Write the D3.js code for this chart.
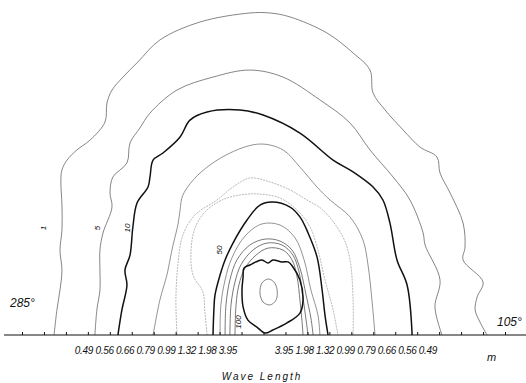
<!DOCTYPE html>
<html>
<head>
<meta charset="utf-8">
<script src="https://cdn.jsdelivr.net/npm/d3@7"></script>
<style>
  body { margin: 0; background: #fff; }
  svg { display: block; }
  text { font-family: "Liberation Sans", "DejaVu Sans", sans-serif; font-style: italic; fill: #111; }
</style>
</head>
<body>
<div id="chart"></div>
<script>
// wavelength labels (m), index = wavenumber step from centre
var leftLabels = ["0.49", "0.56", "0.66", "0.79", "0.99", "1.32", "1.98", "3.95"];
var rightLabels = ["3.95", "1.98", "1.32", "0.99", "0.79", "0.66", "0.56", "0.49"];
var tickSteps = d3.range(-11, 12);

// contour lines, [kx, ky] in wavenumber steps
var c1 = [[-9.54,0],[-9.41,1.14],[-9.27,2.05],[-9.18,2.96],[-9.27,3.87],[-9.18,4.78],[-9.18,5.92],[-9.23,7.06],[-9.18,7.52],[-8.95,7.97],[-8.50,8.43],[-7.90,8.88],[-7.22,9.70],[-7.13,10.57],[-6.90,11.16],[-6.40,11.75],[-5.72,12.44],[-4.72,13.44],[-2.89,14.26],[-0.62,14.67],[0.30,14.67],[1.21,14.49],[2.89,13.76],[4.08,12.85],[4.85,12.07],[4.99,11.03],[5.54,10.25],[6.36,9.34],[7.13,8.56],[7.90,8.11],[8.04,7.38],[8.50,6.47],[9.09,5.10],[9.18,4.01],[9.09,3.42],[10.00,2.41],[9.73,1.73],[9.64,1.14],[9.86,0.59],[10.18,0]];
var c2 = [[-7.68,0],[-7.59,1.14],[-7.45,2.05],[-7.45,2.96],[-7.45,3.87],[-7.31,4.65],[-6.90,5.83],[-6.99,6.47],[-6.86,7.20],[-6.22,7.84],[-6.08,8.75],[-5.63,9.43],[-5.17,10.11],[-3.94,11.16],[-2.30,11.75],[-0.62,12.07],[0.89,11.75],[2.57,10.71],[3.94,9.66],[4.85,8.43],[5.90,7.20],[6.67,6.15],[7.27,4.65],[7.36,4.10],[8.04,2.51],[7.81,1.28],[8.13,0]];
var c3 = [[-6.63,0],[-6.45,1.14],[-6.22,2.28],[-6.31,2.96],[-6.08,3.64],[-5.95,4.92],[-5.76,6.01],[-5.26,6.74],[-5.17,7.20],[-5.03,7.97],[-4.58,8.29],[-3.80,9.02],[-3.35,9.79],[-2.57,10.16],[-1.07,10.25],[-0.02,10.02],[1.66,9.20],[3.17,7.97],[4.08,7.43],[4.99,6.74],[5.44,6.15],[5.76,5.10],[6.08,3.42],[6.54,2.28],[6.77,0]];
var c4 = [[-5.03,0],[-4.72,1.59],[-4.40,2.73],[-4.26,3.42],[-4.12,4.10],[-3.90,5.01],[-3.80,5.69],[-3.67,6.38],[-2.89,7.38],[-1.53,8.29],[-0.16,8.70],[0.89,8.43],[1.66,7.65],[2.44,6.74],[3.03,6.15],[3.94,5.38],[4.53,4.33],[4.76,3.19],[4.94,1.59],[5.08,0]];
var c5 = [[-3.94,0],[-3.99,1.59],[-3.90,3.19],[-3.67,4.56],[-3.12,5.47],[-2.12,6.15],[-1.39,6.74],[-0.62,7.15],[0.30,6.97],[1.21,6.61],[1.98,6.15],[2.71,5.69],[3.62,4.46],[3.94,3.42],[4.08,1.59],[4.08,0]];
var c6 = [[-2.57,0],[-2.67,1.05],[-2.76,1.96],[-3.21,2.73],[-3.30,3.87],[-3.12,4.87],[-2.67,5.60],[-1.89,6.15],[-1.07,6.38],[-0.16,6.42],[0.75,6.24],[1.53,5.69],[2.12,4.92],[2.48,3.87],[2.80,2.51],[3.17,1.14],[3.39,0]];
var c50 = [[-2.30,0],[-2.26,1.14],[-2.21,1.82],[-1.98,2.73],[-1.75,3.42],[-1.39,4.19],[-0.75,5.24],[-0.16,5.92],[0.39,6.06],[1.21,5.83],[1.66,5.38],[2.03,4.65],[2.44,3.55],[2.67,2.05],[2.80,0.91],[2.94,0]];
var i1 = [[-1.98,0],[-1.94,1.37],[-1.75,2.51],[-1.44,3.51],[-0.84,4.51],[-0.07,5.06],[0.75,5.01],[1.44,4.42],[1.85,3.42],[2.16,2.05],[2.48,0.91],[2.57,0]];
var i2 = [[-1.75,0],[-1.71,1.37],[-1.53,2.51],[-1.21,3.42],[-0.62,4.10],[0.07,4.37],[0.75,4.28],[1.30,3.87],[1.66,3.05],[1.94,1.82],[2.16,0.77],[2.26,0]];
var i3 = [[-1.53,0],[-1.48,1.37],[-1.30,2.41],[-1.03,3.19],[-0.48,3.87],[0.16,4.19],[0.84,4.10],[1.34,3.64],[1.62,2.87],[1.80,1.69],[1.94,0.68],[2.03,0]];
var i4 = [[-1.30,0],[-1.25,1.37],[-1.12,2.28],[-0.84,3.05],[-0.34,3.64],[0.21,3.96],[0.89,3.87],[1.30,3.42],[1.53,2.64],[1.66,1.59],[1.75,0.68],[1.80,0]];
var c100 = [[-0.98,2.05],[-0.93,2.64],[-0.89,3.05],[-0.62,3.19],[-0.34,3.33],[-0.07,3.42],[0.21,3.28],[0.43,3.42],[0.84,3.33],[1.12,3.33],[1.34,3.10],[1.66,2.51],[1.80,1.59],[1.66,1.00],[1.07,0.55],[0.43,0.23],[0.07,0.09],[-0.30,0.36],[-0.71,0.68],[-0.93,1.28]];
var peak = [[0.21,2.55],[0.48,2.41],[0.62,2.05],[0.57,1.59],[0.30,1.37],[-0.02,1.50],[-0.16,1.91],[-0.07,2.37]];

var contourLabels = [
  { text: "1", at: [-10.05, 4.87] },
  { text: "5", at: [-7.59, 4.87] },
  { text: "10", at: [-6.22, 4.87] },
  { text: "50", at: [-2.03, 3.87] },
  { text: "100", at: [-1.16, 0.59] }
];

var width = 526, height = 383;
var svg = d3.select("#chart").append("svg")
  .attr("width", width)
  .attr("height", height);

var x = d3.scaleLinear().domain([-11, 11]).range([22, 505]);
var y = d3.scaleLinear().domain([0, 15]).range([335, 335 - 15 * 21.95]);
// the printed wavelength labels sit a little off the tick marks
var xLab = d3.scaleLinear().domain([-8, -1, 1, 8]).range([84, 228, 284, 428]);

var line = d3.line()
  .x(function(d) { return x(d[0]); })
  .y(function(d) { return y(d[1]); })
  .curve(d3.curveCatmullRom.alpha(0.5));
var loop = d3.line()
  .x(function(d) { return x(d[0]); })
  .y(function(d) { return y(d[1]); })
  .curve(d3.curveCatmullRomClosed.alpha(0.5));

var contours = [
  { pts: c1, w: 0.8, col: "#666" },
  { pts: c2, w: 0.8, col: "#666" },
  { pts: c3, w: 1.5, col: "#111" },
  { pts: c4, w: 0.8, col: "#777" },
  { pts: c5, w: 0.7, col: "#999", dash: "2,1" },
  { pts: c6, w: 0.7, col: "#999", dash: "2,1" },
  { pts: c50, w: 1.5, col: "#111" },
  { pts: i1, w: 0.8, col: "#777" },
  { pts: i2, w: 0.8, col: "#555" },
  { pts: i3, w: 0.8, col: "#555" },
  { pts: i4, w: 0.8, col: "#555" }
];

var g = svg.append("g");

g.selectAll(".contour")
  .data(contours)
  .enter().append("path")
  .attr("class", "contour")
  .attr("d", function(d) { return line(d.pts); })
  .attr("fill", "none")
  .attr("stroke", function(d) { return d.col; })
  .attr("stroke-width", function(d) { return d.w; })
  .attr("stroke-dasharray", function(d) { return d.dash || null; });

g.append("path")
  .attr("d", loop(c100))
  .attr("fill", "none")
  .attr("stroke", "#111")
  .attr("stroke-width", 1.5);

g.append("path")
  .attr("d", loop(peak))
  .attr("fill", "none")
  .attr("stroke", "#666")
  .attr("stroke-width", 0.8);

// baseline and ticks
svg.append("line")
  .attr("x1", 4).attr("x2", width)
  .attr("y1", y(0)).attr("y2", y(0))
  .attr("stroke", "#111")
  .attr("stroke-width", 1.2);

svg.append("g")
  .attr("transform", "translate(0," + y(0) + ")")
  .call(d3.axisTop(x).tickValues(tickSteps).tickSize(3).tickSizeOuter(0).tickFormat(""))
  .call(function(a) { a.select(".domain").remove(); })
  .selectAll("line").attr("stroke", "#111");

svg.selectAll(".lab-left")
  .data(leftLabels)
  .enter().append("text")
  .attr("x", function(d, i) { return xLab(i - 8); })
  .attr("y", 354)
  .attr("text-anchor", "middle")
  .attr("font-size", 10)
  .attr("letter-spacing", -0.3)
  .text(function(d) { return d; });

svg.selectAll(".lab-right")
  .data(rightLabels)
  .enter().append("text")
  .attr("x", function(d, i) { return xLab(i + 1); })
  .attr("y", 354)
  .attr("text-anchor", "middle")
  .attr("font-size", 10)
  .attr("letter-spacing", -0.3)
  .text(function(d) { return d; });

svg.selectAll(".clab")
  .data(contourLabels)
  .enter().append("text")
  .attr("transform", function(d) { return "translate(" + x(d.at[0]) + "," + y(d.at[1]) + ") rotate(-90)"; })
  .attr("text-anchor", "middle")
  .attr("dy", "0.35em")
  .attr("font-size", 8)
  .attr("fill", "#444")
  .text(function(d) { return d.text; });

svg.append("text").attr("x", 10).attr("y", 307).attr("font-size", 12).text("285°");
svg.append("text").attr("x", 497).attr("y", 326).attr("font-size", 12).text("105°");
svg.append("text").attr("x", 487).attr("y", 361).attr("font-size", 11).text("m");
svg.append("text")
  .attr("x", 262).attr("y", 380)
  .attr("text-anchor", "middle")
  .attr("font-size", 10)
  .attr("letter-spacing", 2)
  .text("Wave Length");
</script>
</body>
</html>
.....
**Goal:** Starting at the first line of the material, output exactly the lines up to and including the one with "var tickSteps = d3.range(-11, 12);". Do not include the pictures.

**Exercise answer:**
Write the D3.js code for this chart.
<!DOCTYPE html>
<html>
<head>
<meta charset="utf-8">
<script src="https://cdn.jsdelivr.net/npm/d3@7"></script>
<style>
  body { margin: 0; background: #fff; }
  svg { display: block; }
  text { font-family: "Liberation Sans", "DejaVu Sans", sans-serif; font-style: italic; fill: #111; }
</style>
</head>
<body>
<div id="chart"></div>
<script>
// wavelength labels (m), index = wavenumber step from centre
var leftLabels = ["0.49", "0.56", "0.66", "0.79", "0.99", "1.32", "1.98", "3.95"];
var rightLabels = ["3.95", "1.98", "1.32", "0.99", "0.79", "0.66", "0.56", "0.49"];
var tickSteps = d3.range(-11, 12);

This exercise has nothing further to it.